Transcribe the listing verbatim. Do not carry over any pictures.

═════ INFORMATION SHOWN

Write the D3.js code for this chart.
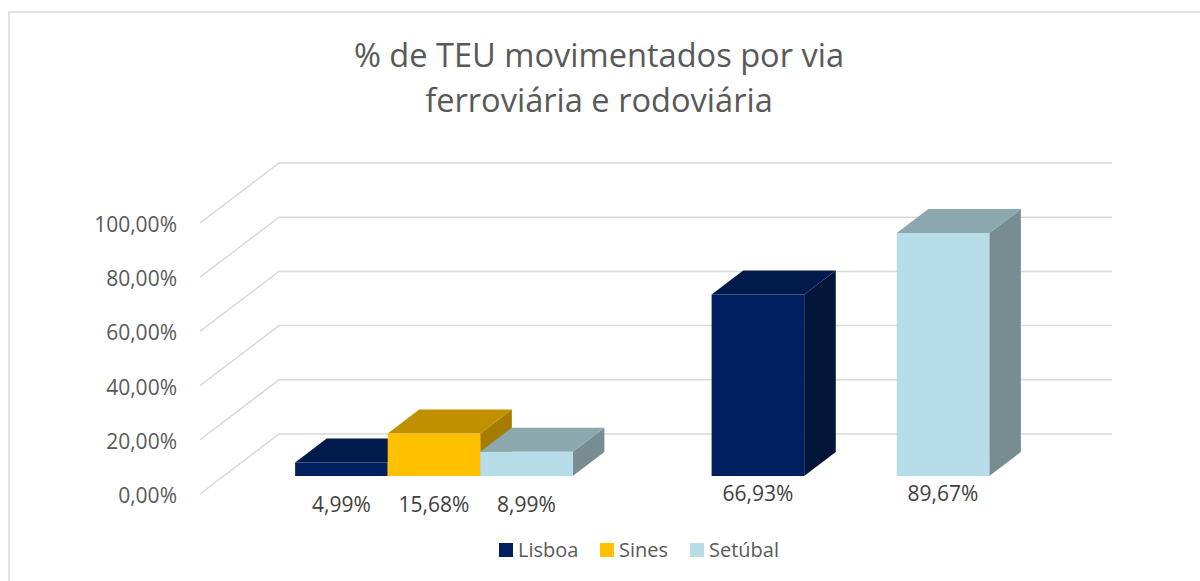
<!DOCTYPE html>
<html>
<head>
<meta charset="utf-8">
<script src="https://cdn.jsdelivr.net/npm/d3@7/dist/d3.min.js"></script>
<style>
  html, body { margin: 0; padding: 0; background: #fff; }
  svg { display: block; }
  text { font-family: "Open Sans", sans-serif; }
</style>
</head>
<body>
<svg id="chart" width="1200" height="581"></svg>
<script>
// ---- data ----
const titleLines = ["% de TEU movimentados por via", "ferroviária e rodoviária"];
const categories = ["Ferroviária", "Rodoviária"];
const series = ["Lisboa", "Sines", "Setúbal"];
const lisboa = [4.99, 66.93];
const sines = [15.68, null];
const setubal = [8.99, 89.67];
const yTicks = [0, 20, 40, 60, 80, 100];
const yTickLabels = ["0,00%", "20,00%", "40,00%", "60,00%", "80,00%", "100,00%"];
const valueLabels = {
  Lisboa: ["4,99%", "66,93%"],
  Sines: ["15,68%", ""],
  "Setúbal": ["8,99%", "89,67%"]
};

// ---- styles ----
const colors = {
  Lisboa:   { front: "#00205f", top: "#001a4c", side: "#011639" },
  Sines:    { front: "#ffc000", top: "#c09000", side: "#a57c00" },
  "Setúbal": { front: "#b7dee8", top: "#8aa8ae", side: "#778d91" }
};
const labelDy = [36, 25];

const values = { Lisboa: lisboa, Sines: sines, "Setúbal": setubal };

const svg = d3.select("#chart");

// border
svg.append("rect")
  .attr("x", 9).attr("y", 12).attr("width", 1250).attr("height", 650)
  .attr("fill", "none").attr("stroke", "#d9d9d9").attr("stroke-width", 1.5);

// title
svg.append("g").selectAll("text").data(titleLines).join("text")
  .attr("x", 599).attr("y", (d, i) => 67 + i * 45)
  .attr("text-anchor", "middle")
  .attr("font-size", 32.6).attr("fill", "#595959")
  .text(d => d);

// 3D projection parameters
const DX = 79, DY = 60;           // total depth offset (back minus front)
const d0 = 0.3, d1 = 0.7;         // bar depth span (fraction of depth)

const yBack = d3.scaleLinear().domain([0, 100]).range([434, 163]);
const yAt = (v, d) => yBack(v) + DY * (1 - d);
const xFront0 = 200, xFront1 = 1033;

const xCat = d3.scaleBand().domain(categories).range([xFront0 + 2, xFront1 + 2]);
const xSer = d3.scaleBand().domain(series).range([0, xCat.bandwidth()])
  .paddingInner(0).paddingOuter(0.75);
const xAt = (x, d) => x + DX * d;

// gridlines
const grid = svg.append("g");
yTicks.forEach(v => {
  const p = d3.path();
  p.moveTo(xAt(xFront0, 0), yAt(v, 0));
  p.lineTo(xAt(xFront0, 1), yAt(v, 1));
  p.lineTo(xAt(xFront1, 1), yAt(v, 1));
  grid.append("path").attr("d", p.toString())
    .attr("fill", "none").attr("stroke", "#d9d9d9").attr("stroke-width", 1.5);
});

// y tick labels
svg.append("g").selectAll("text").data(yTicks).join("text")
  .attr("x", 177).attr("y", v => yAt(v, 0) + 1)
  .attr("text-anchor", "end").attr("dominant-baseline", "central")
  .attr("font-size", 21).attr("fill", "#595959")
  .text((v, i) => yTickLabels[i]);

// bars
const bars = svg.append("g");
const poly = pts => "M" + pts.map(p => p.join(",")).join("L") + "Z";
categories.forEach((c, ci) => {
  series.forEach(s => {
    const v = values[s][ci];
    if (v == null) return;
    const xl = xCat(c) + xSer(s);
    const xr = xl + xSer.bandwidth();
    const col = colors[s];
    const FL = [xAt(xl, d0), yAt(0, d0)], FR = [xAt(xr, d0), yAt(0, d0)];
    const TL = [xAt(xl, d0), yAt(v, d0)], TR = [xAt(xr, d0), yAt(v, d0)];
    const BTL = [xAt(xl, d1), yAt(v, d1)], BTR = [xAt(xr, d1), yAt(v, d1)];
    const BBR = [xAt(xr, d1), yAt(0, d1)];
    // right side
    bars.append("path").attr("d", poly([FR, TR, BTR, BBR])).attr("fill", col.side);
    // top
    bars.append("path").attr("d", poly([TL, BTL, BTR, TR])).attr("fill", col.top);
    // front
    bars.append("path").attr("d", poly([FL, TL, TR, FR])).attr("fill", col.front);
  });
});

// value labels
const labels = svg.append("g");
categories.forEach((c, ci) => {
  series.forEach(s => {
    const v = values[s][ci];
    if (v == null) return;
    const xc = xCat(c) + xSer(s) + xSer.bandwidth() / 2;
    labels.append("text")
      .attr("x", xAt(xc, d0)).attr("y", yAt(0, d0) + labelDy[ci])
      .attr("text-anchor", "middle")
      .attr("font-size", 21).attr("fill", "#404040")
      .text(valueLabels[s][ci]);
  });
});

// legend
const legendX = [499, 600, 690];
const lg = svg.append("g");
series.forEach((s, i) => {
  lg.append("rect").attr("x", legendX[i]).attr("y", 543).attr("width", 14).attr("height", 14)
    .attr("fill", colors[s].front);
  lg.append("text").attr("x", legendX[i] + 19).attr("y", 557)
    .attr("font-size", 20).attr("fill", "#595959").text(s);
});
</script>
</body>
</html>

══════════

▸ ANSWER:
Write the D3.js code for this chart.
<!DOCTYPE html>
<html>
<head>
<meta charset="utf-8">
<script src="https://cdn.jsdelivr.net/npm/d3@7/dist/d3.min.js"></script>
<style>
  html, body { margin: 0; padding: 0; background: #fff; }
  svg { display: block; }
  text { font-family: "Open Sans", sans-serif; }
</style>
</head>
<body>
<svg id="chart" width="1200" height="581"></svg>
<script>
// ---- data ----
const titleLines = ["% de TEU movimentados por via", "ferroviária e rodoviária"];
const categories = ["Ferroviária", "Rodoviária"];
const series = ["Lisboa", "Sines", "Setúbal"];
const lisboa = [4.99, 66.93];
const sines = [15.68, null];
const setubal = [8.99, 89.67];
const yTicks = [0, 20, 40, 60, 80, 100];
const yTickLabels = ["0,00%", "20,00%", "40,00%", "60,00%", "80,00%", "100,00%"];
const valueLabels = {
  Lisboa: ["4,99%", "66,93%"],
  Sines: ["15,68%", ""],
  "Setúbal": ["8,99%", "89,67%"]
};

// ---- styles ----
const colors = {
  Lisboa:   { front: "#00205f", top: "#001a4c", side: "#011639" },
  Sines:    { front: "#ffc000", top: "#c09000", side: "#a57c00" },
  "Setúbal": { front: "#b7dee8", top: "#8aa8ae", side: "#778d91" }
};
const labelDy = [36, 25];

const values = { Lisboa: lisboa, Sines: sines, "Setúbal": setubal };

const svg = d3.select("#chart");

// border
svg.append("rect")
  .attr("x", 9).attr("y", 12).attr("width", 1250).attr("height", 650)
  .attr("fill", "none").attr("stroke", "#d9d9d9").attr("stroke-width", 1.5);

// title
svg.append("g").selectAll("text").data(titleLines).join("text")
  .attr("x", 599).attr("y", (d, i) => 67 + i * 45)
  .attr("text-anchor", "middle")
  .attr("font-size", 32.6).attr("fill", "#595959")
  .text(d => d);

// 3D projection parameters
const DX = 79, DY = 60;           // total depth offset (back minus front)
const d0 = 0.3, d1 = 0.7;         // bar depth span (fraction of depth)

const yBack = d3.scaleLinear().domain([0, 100]).range([434, 163]);
const yAt = (v, d) => yBack(v) + DY * (1 - d);
const xFront0 = 200, xFront1 = 1033;

const xCat = d3.scaleBand().domain(categories).range([xFront0 + 2, xFront1 + 2]);
const xSer = d3.scaleBand().domain(series).range([0, xCat.bandwidth()])
  .paddingInner(0).paddingOuter(0.75);
const xAt = (x, d) => x + DX * d;

// gridlines
const grid = svg.append("g");
yTicks.forEach(v => {
  const p = d3.path();
  p.moveTo(xAt(xFront0, 0), yAt(v, 0));
  p.lineTo(xAt(xFront0, 1), yAt(v, 1));
  p.lineTo(xAt(xFront1, 1), yAt(v, 1));
  grid.append("path").attr("d", p.toString())
    .attr("fill", "none").attr("stroke", "#d9d9d9").attr("stroke-width", 1.5);
});

// y tick labels
svg.append("g").selectAll("text").data(yTicks).join("text")
  .attr("x", 177).attr("y", v => yAt(v, 0) + 1)
  .attr("text-anchor", "end").attr("dominant-baseline", "central")
  .attr("font-size", 21).attr("fill", "#595959")
  .text((v, i) => yTickLabels[i]);

// bars
const bars = svg.append("g");
const poly = pts => "M" + pts.map(p => p.join(",")).join("L") + "Z";
categories.forEach((c, ci) => {
  series.forEach(s => {
    const v = values[s][ci];
    if (v == null) return;
    const xl = xCat(c) + xSer(s);
    const xr = xl + xSer.bandwidth();
    const col = colors[s];
    const FL = [xAt(xl, d0), yAt(0, d0)], FR = [xAt(xr, d0), yAt(0, d0)];
    const TL = [xAt(xl, d0), yAt(v, d0)], TR = [xAt(xr, d0), yAt(v, d0)];
    const BTL = [xAt(xl, d1), yAt(v, d1)], BTR = [xAt(xr, d1), yAt(v, d1)];
    const BBR = [xAt(xr, d1), yAt(0, d1)];
    // right side
    bars.append("path").attr("d", poly([FR, TR, BTR, BBR])).attr("fill", col.side);
    // top
    bars.append("path").attr("d", poly([TL, BTL, BTR, TR])).attr("fill", col.top);
    // front
    bars.append("path").attr("d", poly([FL, TL, TR, FR])).attr("fill", col.front);
  });
});

// value labels
const labels = svg.append("g");
categories.forEach((c, ci) => {
  series.forEach(s => {
    const v = values[s][ci];
    if (v == null) return;
    const xc = xCat(c) + xSer(s) + xSer.bandwidth() / 2;
    labels.append("text")
      .attr("x", xAt(xc, d0)).attr("y", yAt(0, d0) + labelDy[ci])
      .attr("text-anchor", "middle")
      .attr("font-size", 21).attr("fill", "#404040")
      .text(valueLabels[s][ci]);
  });
});

// legend
const legendX = [499, 600, 690];
const lg = svg.append("g");
series.forEach((s, i) => {
  lg.append("rect").attr("x", legendX[i]).attr("y", 543).attr("width", 14).attr("height", 14)
    .attr("fill", colors[s].front);
  lg.append("text").attr("x", legendX[i] + 19).attr("y", 557)
    .attr("font-size", 20).attr("fill", "#595959").text(s);
});
</script>
</body>
</html>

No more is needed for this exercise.